Some industry analysts are dubious. They wonder if Rollwagen--who will continue to live in Minnesota while working only part time at PMT--can give the company a credibility boost in a very tough market and whether the Cray magic can work in another setting.

A year ago, Rollwagen was on a completely different track.

After a long stint at Minneapolis-based Cray, he was headed for the No. 2 job at the Commerce Department. It was, he thought, “an opportunity to make a broader contribution and pay something back for what I had received myself at Cray.”

But disillusionment quickly set in.

He figured that Commerce Secretary Ronald H. Brown “could take care of the politics and I could take care of the business, so to speak, of the Commerce Department,” Rollwagen recalls. “Well, that was naive. I wasn’t as much a politician as he. I have nothing against politicians, but I’m not one.”

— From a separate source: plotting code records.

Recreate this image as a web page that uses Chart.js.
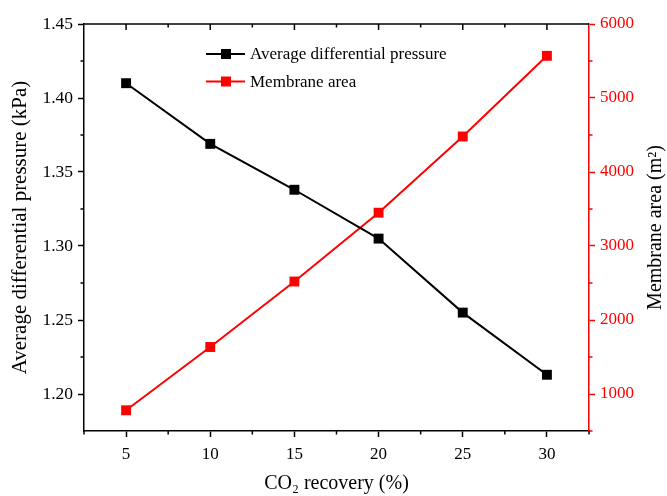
<!DOCTYPE html>
<html>
<head>
<meta charset="utf-8">
<script src="https://cdn.jsdelivr.net/npm/chart.js@4.4.0/dist/chart.umd.min.js"></script>
<style>
  html, body { margin: 0; padding: 0; background: #fff; }
  #wrap { width: 667px; height: 496px; }
</style>
</head>
<body>
<div id="wrap"><canvas id="chart" width="667" height="496"></canvas></div>
<script>
'use strict';

// values
const recovery = [5, 10, 15, 20, 25, 30];
const pressure = [1.410, 1.369, 1.338, 1.305, 1.255, 1.213];
const area = [780, 1635, 2520, 3450, 4480, 5570];

const xTicks = [5, 10, 15, 20, 25, 30];
const pressureTicks = [1.20, 1.25, 1.30, 1.35, 1.40, 1.45];
const areaTicks = [1000, 2000, 3000, 4000, 5000, 6000];

const SERIF = '"Liberation Serif", "Times New Roman", serif';
const RED = '#ff0000';

function toPoints(xs, ys) {
  return xs.map((x, i) => ({ x: x, y: ys[i] }));
}

function midpoints(list) {
  const out = [];
  for (let i = 0; i < list.length - 1; i++) out.push((list[i] + list[i + 1]) / 2);
  // one more half step at each end
  const step = list[1] - list[0];
  out.unshift(list[0] - step / 2);
  out.push(list[list.length - 1] + step / 2);
  return out;
}

// minor ticks, top frame, right title and legend, drawn through the chart's own scales
const framePlugin = {
  id: 'frame',
  afterDraw(chart) {
    const ctx = chart.ctx;
    const area = chart.chartArea;
    const x = chart.scales.x, y = chart.scales.y, y1 = chart.scales.y1;
    ctx.save();
    ctx.lineWidth = 1.5;

    // top border with inward ticks
    ctx.strokeStyle = '#000';
    ctx.beginPath();
    ctx.moveTo(area.left, area.top);
    ctx.lineTo(area.right, area.top);
    xTicks.forEach(v => {
      const px = x.getPixelForValue(v);
      ctx.moveTo(px, area.top);
      ctx.lineTo(px, area.top + 6);
    });
    midpoints(xTicks).forEach(v => {
      if (v <= x.min || v >= x.max) return;
      const px = x.getPixelForValue(v);
      ctx.moveTo(px, area.top);
      ctx.lineTo(px, area.top + 3.5);
    });
    ctx.stroke();

    // bottom minor ticks
    ctx.beginPath();
    midpoints(xTicks).forEach(v => {
      if (v < x.min || v > x.max) return;
      const px = x.getPixelForValue(v);
      ctx.moveTo(px, area.bottom);
      ctx.lineTo(px, area.bottom + 3.5);
    });
    // left minor ticks
    midpoints(pressureTicks).forEach(v => {
      if (v < y.min || v > y.max) return;
      const py = y.getPixelForValue(v);
      ctx.moveTo(area.left, py);
      ctx.lineTo(area.left - 3.5, py);
    });
    ctx.stroke();

    // right minor ticks
    ctx.strokeStyle = RED;
    ctx.beginPath();
    midpoints(areaTicks).forEach(v => {
      if (v < y1.min || v > y1.max) return;
      const py = y1.getPixelForValue(v);
      ctx.moveTo(area.right, py);
      ctx.lineTo(area.right + 3.5, py);
    });
    ctx.stroke();

    // right axis title reads bottom-to-top, like the left one
    ctx.save();
    ctx.translate(656, (area.top + area.bottom) / 2);
    ctx.rotate(-Math.PI / 2);
    ctx.font = '20px ' + SERIF;
    ctx.fillStyle = '#000';
    ctx.textAlign = 'center';
    ctx.textBaseline = 'middle';
    ctx.fillText('Membrane area (m²)', 0, 0);
    ctx.restore();

    // legend
    const rows = [{ y: 54 }, { y: 81.5 }];
    ctx.font = '17px ' + SERIF;
    ctx.textBaseline = 'middle';
    ctx.textAlign = 'left';
    chart.data.datasets.forEach((ds, i) => {
      const ly = rows[i].y;
      ctx.strokeStyle = ds.borderColor;
      ctx.lineWidth = 2;
      ctx.beginPath();
      ctx.moveTo(206, ly);
      ctx.lineTo(245, ly);
      ctx.stroke();
      ctx.fillStyle = ds.backgroundColor;
      ctx.fillRect(221, ly - 5, 10, 10);
      ctx.fillStyle = '#000';
      ctx.fillText(ds.label, 250, ly + 1);
    });
    ctx.restore();
  }
};

const ctx = document.getElementById('chart').getContext('2d');

new Chart(ctx, {
  type: 'line',
  data: {
    datasets: [{
      label: 'Average differential pressure',
      data: toPoints(recovery, pressure),
      yAxisID: 'y',
      borderColor: '#000',
      backgroundColor: '#000',
      borderWidth: 2,
      pointStyle: 'rect',
      pointRadius: 7,
      pointBorderWidth: 0,
      tension: 0,
    }, {
      label: 'Membrane area',
      data: toPoints(recovery, area),
      yAxisID: 'y1',
      borderColor: RED,
      backgroundColor: RED,
      borderWidth: 2,
      pointStyle: 'rect',
      pointRadius: 7,
      pointBorderWidth: 0,
      tension: 0,
    }]
  },
  options: {
    responsive: false,
    animation: false,
    layout: {
      padding: { top: 24, left: 0, right: 0, bottom: 0 }
    },
    plugins: {
      legend: { display: false },
      tooltip: { enabled: false },
    },
    scales: {
      x: {
        type: 'linear',
        position: 'bottom',
        min: 2.5,
        max: 32.5,
        afterBuildTicks: (s) => { s.ticks = xTicks.map(v => ({ value: v })); },
        afterFit: (s) => { s.height = 65; },
        ticks: {
          color: '#000',
          font: { family: SERIF, size: 17 },
          maxRotation: 0,
          padding: 7,
        },
        grid: {
          drawOnChartArea: false,
          tickLength: 6,
          tickColor: '#000',
          tickWidth: 1.5,
        },
        border: { color: '#000', width: 1.5 },
        title: {
          display: true,
          text: 'CO₂ recovery (%)',
          color: '#000',
          font: { family: SERIF, size: 20 },
          padding: { top: 0, bottom: 0 },
        },
      },
      y: {
        position: 'left',
        min: 1.175,
        max: 1.45,
        afterBuildTicks: (s) => { s.ticks = pressureTicks.map(v => ({ value: v })); },
        afterFit: (s) => { s.width = 84; },
        ticks: {
          color: '#000',
          font: { family: SERIF, size: 17.5 },
          padding: 5,
          callback: (v) => Number(v).toFixed(2),
        },
        grid: {
          drawOnChartArea: false,
          tickLength: 6,
          tickColor: '#000',
          tickWidth: 1.5,
        },
        border: { color: '#000', width: 1.5 },
        title: {
          display: true,
          text: 'Average differential pressure (kPa)',
          color: '#000',
          font: { family: SERIF, size: 21 },
          padding: { top: 8, bottom: 0 },
        },
      },
      y1: {
        position: 'right',
        min: 500,
        max: 6000,
        afterBuildTicks: (s) => { s.ticks = areaTicks.map(v => ({ value: v })); },
        afterFit: (s) => { s.width = 78; },
        ticks: {
          color: RED,
          font: { family: SERIF, size: 17 },
          padding: 5,
          callback: (v) => String(v),
        },
        grid: {
          drawOnChartArea: false,
          tickLength: 6,
          tickColor: RED,
          tickWidth: 1.5,
        },
        border: { color: RED, width: 1.5 },
        title: { display: false },
      },
    }
  },
  plugins: [framePlugin]
});
</script>
</body>
</html>
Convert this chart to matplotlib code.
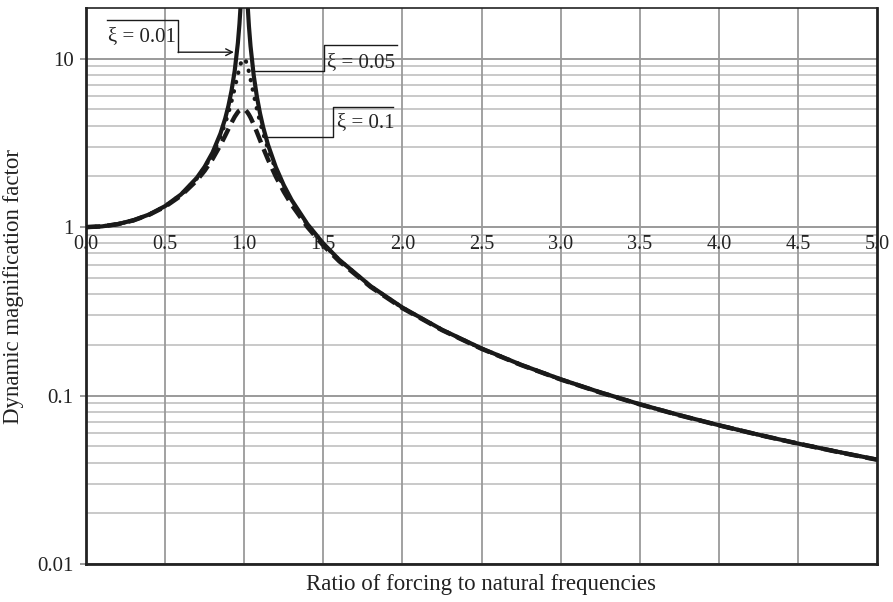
import matplotlib
matplotlib.use("Agg")
import matplotlib.pyplot as plt
from matplotlib.ticker import FixedLocator, NullFormatter, NullLocator

plt.rcParams["font.family"] = ["Liberation Serif", "DejaVu Serif"]

# Frequency ratio r = omega / omega_n
ratio = [0.0, 0.1, 0.2, 0.3, 0.4, 0.5, 0.6, 0.7, 0.75, 0.8, 0.85, 0.88, 0.9,
         0.92, 0.94, 0.96, 0.97, 0.98, 0.99, 1.0, 1.01, 1.02, 1.03, 1.04, 1.06,
         1.08, 1.1, 1.12, 1.15, 1.2, 1.25, 1.3, 1.4, 1.5, 1.6, 1.8, 2.0, 2.25,
         2.5, 2.75, 3.0, 3.25, 3.5, 3.75, 4.0, 4.25, 4.5, 4.75, 5.0]

# Dynamic magnification factor for each damping ratio
dmf_001 = [1.0, 1.010, 1.042, 1.099, 1.190, 1.333, 1.562, 1.960, 2.284, 2.775,
           3.597, 4.419, 5.240, 6.464, 8.481, 12.39, 16.08, 22.63, 35.62, 50.0,
           35.09, 22.10, 15.56, 11.88, 7.974, 5.960, 4.736, 3.916, 3.093, 2.269,
           1.776, 1.448, 1.041, 0.800, 0.641, 0.446, 0.3333, 0.2462, 0.1905,
           0.1524, 0.1250, 0.1046, 0.0889, 0.0766, 0.0667, 0.0586, 0.0519,
           0.0464, 0.0417]
dmf_005 = [1.0, 1.010, 1.041, 1.098, 1.189, 1.330, 1.556, 1.943, 2.253, 2.712,
           3.446, 4.130, 4.757, 5.585, 6.684, 8.068, 8.804, 9.461, 9.903, 10.0,
           9.711, 9.115, 8.357, 7.565, 6.141, 5.041, 4.218, 3.598, 2.921, 2.193,
           1.735, 1.424, 1.031, 0.794, 0.638, 0.445, 0.3326, 0.2458, 0.1903,
           0.1523, 0.1249, 0.1045, 0.0889, 0.0765, 0.0666, 0.0586, 0.0519,
           0.0464, 0.0417]
dmf_010 = [1.0, 1.010, 1.041, 1.097, 1.185, 1.322, 1.536, 1.891, 2.162, 2.538,
           3.073, 3.495, 3.821, 4.172, 4.523, 4.822, 4.931, 5.001, 5.025, 5.0,
           4.926, 4.809, 4.655, 4.476, 4.075, 3.668, 3.288, 2.950, 2.525, 1.995,
           1.625, 1.356, 1.000, 0.778, 0.628, 0.441, 0.3304, 0.2447, 0.1896,
           0.1519, 0.1247, 0.1043, 0.0887, 0.0764, 0.0666, 0.0585, 0.0519,
           0.0463, 0.0416]

x_ticks = [0.0, 0.5, 1.0, 1.5, 2.0, 2.5, 3.0, 3.5, 4.0, 4.5, 5.0]
x_tick_labels = ["0.0", "0.5", "1.0", "1.5", "2.0", "2.5", "3.0", "3.5",
                 "4.0", "4.5", "5.0"]
y_ticks = [0.01, 0.1, 1, 10]
y_tick_labels = ["0.01", "0.1", "1", "10"]
minor_y = [m * d for d in (0.01, 0.1, 1, 10) for m in range(2, 10)]

fig = plt.figure(figsize=(8.93, 6.02), dpi=100)
ax = fig.add_axes([86 / 893, 38 / 602, 791 / 893, 556 / 602])

ax.set_yscale("log")
ax.set_xlim(0, 5)
ax.set_ylim(0.01, 20)

# grid
for yv in minor_y:
    if yv < 20:
        ax.axhline(yv, color="#c9c9c9", lw=1.4, zorder=0)
for yv in y_ticks:
    ax.axhline(yv, color="#9a9a9a", lw=1.4, zorder=0.5)
for xv in x_ticks[1:-1]:
    ax.axvline(xv, color="#9a9a9a", lw=1.3, zorder=0.5)

# response curves
ax.plot(ratio, dmf_001, color="#1a1a1a", lw=3.0, solid_capstyle="butt", zorder=3)
ax.plot(ratio, dmf_005, color="#1a1a1a", lw=3.0, linestyle=(0, (0.1, 2.2)),
        dash_capstyle="round", zorder=4)
ax.plot(ratio, dmf_010, color="#1a1a1a", lw=3.2, linestyle=(0, (3.2, 1.6)),
        zorder=4)

# axes frame
for side in ("left", "right", "bottom"):
    ax.spines[side].set_linewidth(2.0)
    ax.spines[side].set_color("#222222")
ax.spines["top"].set_linewidth(1.2)
ax.spines["top"].set_color("#222222")

ax.xaxis.set_major_locator(FixedLocator(x_ticks))
ax.xaxis.set_minor_locator(NullLocator())
ax.tick_params(axis="x", which="both", length=0, labelbottom=False)

ax.yaxis.set_major_locator(FixedLocator(y_ticks))
ax.set_yticklabels(y_tick_labels)
ax.yaxis.set_minor_locator(NullLocator())
ax.yaxis.set_minor_formatter(NullFormatter())
ax.tick_params(axis="y", which="major", length=4, width=1.2, color="#888888",
               labelsize=15, pad=5, labelcolor="#222222")

# x tick labels sit on the DMF = 1 line
for xv, lab in zip(x_ticks, x_tick_labels):
    ax.annotate(lab, xy=(xv, 1.0), xytext=(0, -17), textcoords="offset pixels",
                ha="center", va="center", fontsize=14.5, color="#222222",
                zorder=6)

ax.set_xlabel("Ratio of forcing to natural frequencies", fontsize=16.5,
              color="#222222")
ax.xaxis.set_label_coords(0.5, -0.018)
ax.xaxis.label.set_va("top")
ax.set_ylabel("Dynamic magnification factor", fontsize=16.5, color="#222222")
ax.yaxis.set_label_coords(-0.079, 0.5)

# damping labels with leader lines
line_kw = dict(color="#1a1a1a", lw=1.0, clip_on=False, zorder=5)
txt_kw = dict(fontsize=15, color="#222222", va="center", ha="left", zorder=6)

ax.plot([0.133, 0.582, 0.582], [16.93, 16.93, 10.93], **line_kw)
ax.annotate("", xy=(0.935, 10.93), xytext=(0.582, 10.93),
            arrowprops=dict(arrowstyle="->", color="#1a1a1a", lw=1.0,
                            shrinkA=0, shrinkB=0, mutation_scale=12), zorder=5)
ax.text(0.139, 13.6, "ξ = 0.01", **txt_kw)

ax.plot([1.966, 1.504, 1.504, 1.056], [12.03, 12.03, 8.43, 8.43], **line_kw)
ax.text(1.525, 9.5, "ξ = 0.05", **txt_kw)

ax.plot([1.941, 1.561, 1.561, 1.144], [5.155, 5.155, 3.42, 3.42], **line_kw)
ax.text(1.585, 4.18, "ξ = 0.1", **txt_kw)

fig.savefig("out.png", dpi=100)
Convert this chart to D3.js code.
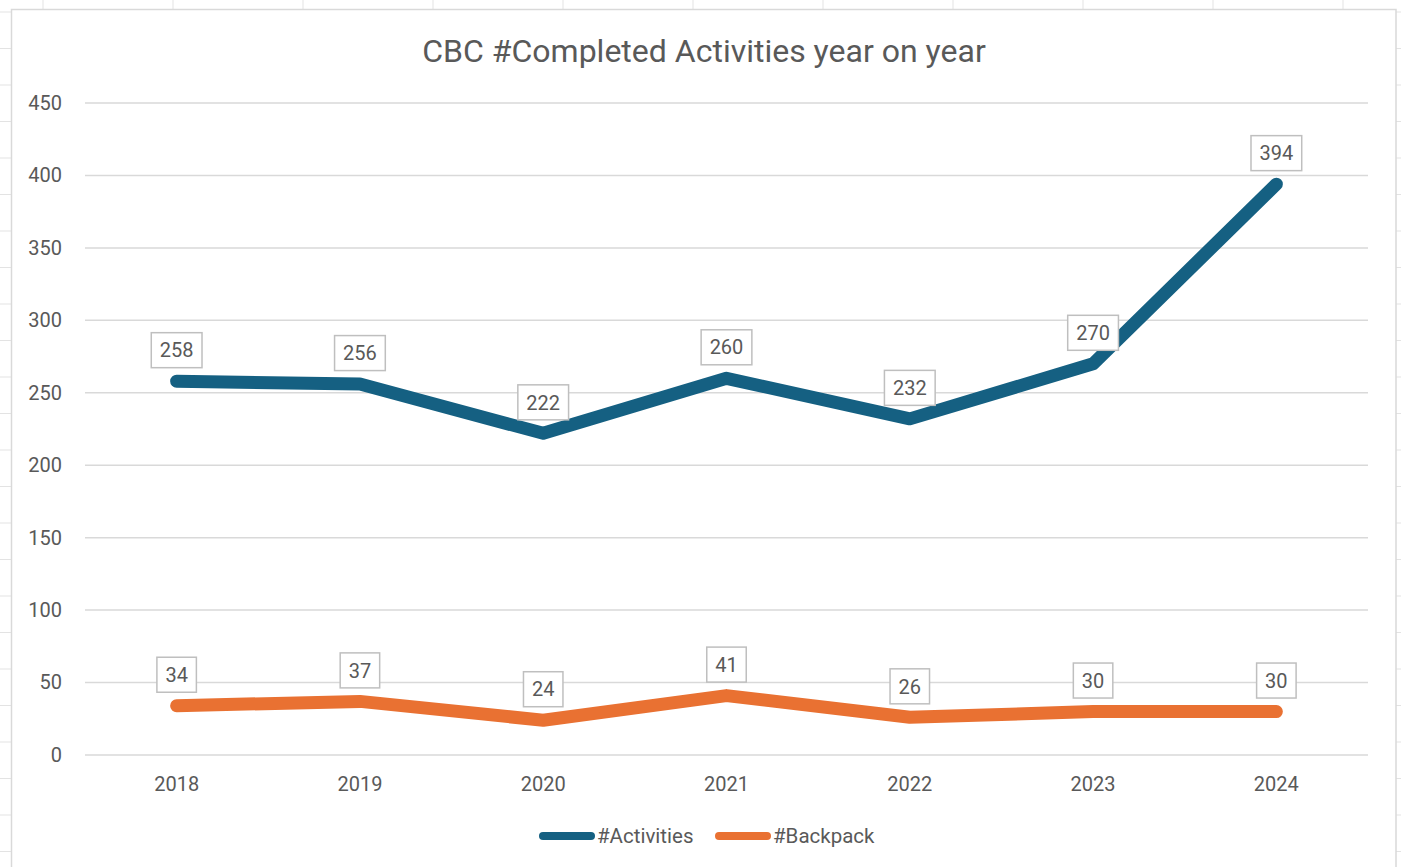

When he resigned in May, Rollwagen considered seeking a top position at a company of Cray’s stature. Instead, he decided to pursue a different type of challenge and lend his expertise to smaller firms. Rollwagen started working as an adviser to St. Paul Venture Capital, a financial group that had invested in PMT. St. Paul publicized his arrival in its newsletter, and that made interesting reading for Campbell.

With a Ph.D in plasma physics from UCLA, Campbell founded PMT in 1990 with one of his professors, Robert Conn. They developed a technology for producing gaseous plasmas, or ionized gases that, when stripped of their electrons, are highly reactive.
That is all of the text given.